――『Rolling Along』の紹介文に「私たち全員の物語です(A story about all of us)」とあるのは、そうした想いがあったからなんですね。華やかな経歴の裏に、「規律」や「無私」といった泥臭く、地味な価値観が徹底されていること。派手な成功談より、そうした内面的な価値観に重きが置かれているように感じました。そうした価値観は、政治思想にはどういったかたちで影響を与えていますか?
ブラッドリー:それこそが私が共和党ではなく、民主党員である理由だと思っています。なぜなら、私は多くのアメリカ人の生活基盤に良い影響を与えることをしたいと感じたからです。私は中流層と貧しい人々のために戦いたいと考えていたからです。
――政界を引退した1998年頃、「政治が機能不全に陥っている」と警鐘を鳴らしていましたね。もう30年近くも前のことです。今のアメリカの政治と社会をどう見ていますか? かつては主流だった中流層が縮小し、社会は分断されています。
ブラッドリー: 当時は主に「政治とカネ」の問題が中心でした。しかし今の状況は、もっと深刻です。民主主義を守るための制度そのものを、破壊しようとする姿勢が蔓延しているからです。市民が投票を通じて自らの運命を切り拓く――。その正当な可能性を壊し、投票権を否定したり、ありとあらゆる手段で人々を威嚇したりするようになれば、国は危機に陥ります。今、私たちはまさにその危機的状況に立たされていると思います。民主主義の土台となる制度が、根底から蝕まれているのです。現在の状況は、アメリカにとってカタストロフィ(破滅的な事態)です。時が経てば、私たちはいずれ、その重大さを思い知ることになるでしょう。
――危機的な現状だからこそ、『Rolling Along』という作品がもつ意味は大きいように感じます。この作品を通して、視聴者の皆さんにどのようなメッセージ、あるいは希望を受け取ってもらいたいとお考えですか?

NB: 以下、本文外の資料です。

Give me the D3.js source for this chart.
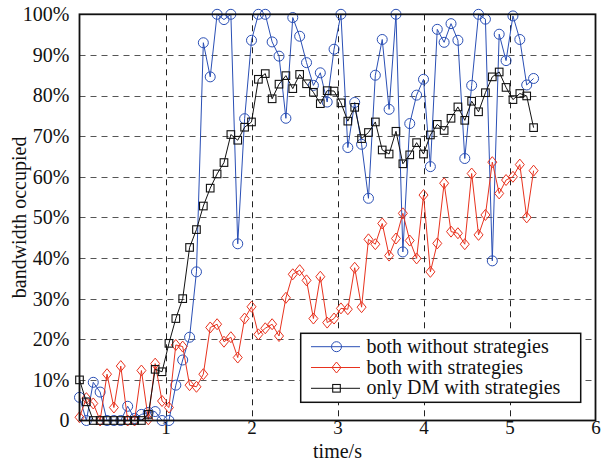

ブラッドリー:『Rolling Along』をご覧になった皆さんが、私の物語の中に、自分自身の人生と重なる部分を見出してくだされば、これほどうれしいことはありません。もちろん、誰もがNBAのチャンピオンになれるわけではありませんよね? しかし、誰もが「懸命な努力」が何を意味するかは知っているはずです。この作品を通して、人々と公平に向き合うこと、そして他者に敬意を払うことの本当の意味を感じていただけると思います。そして何より、作品の中に描かれた「内なる善意(Better impulses)」にご自身の姿を重ね合わせ、その良心が命ずるまま行動する勇気を奮い立たせてほしい――。それが、私の心からの願いです。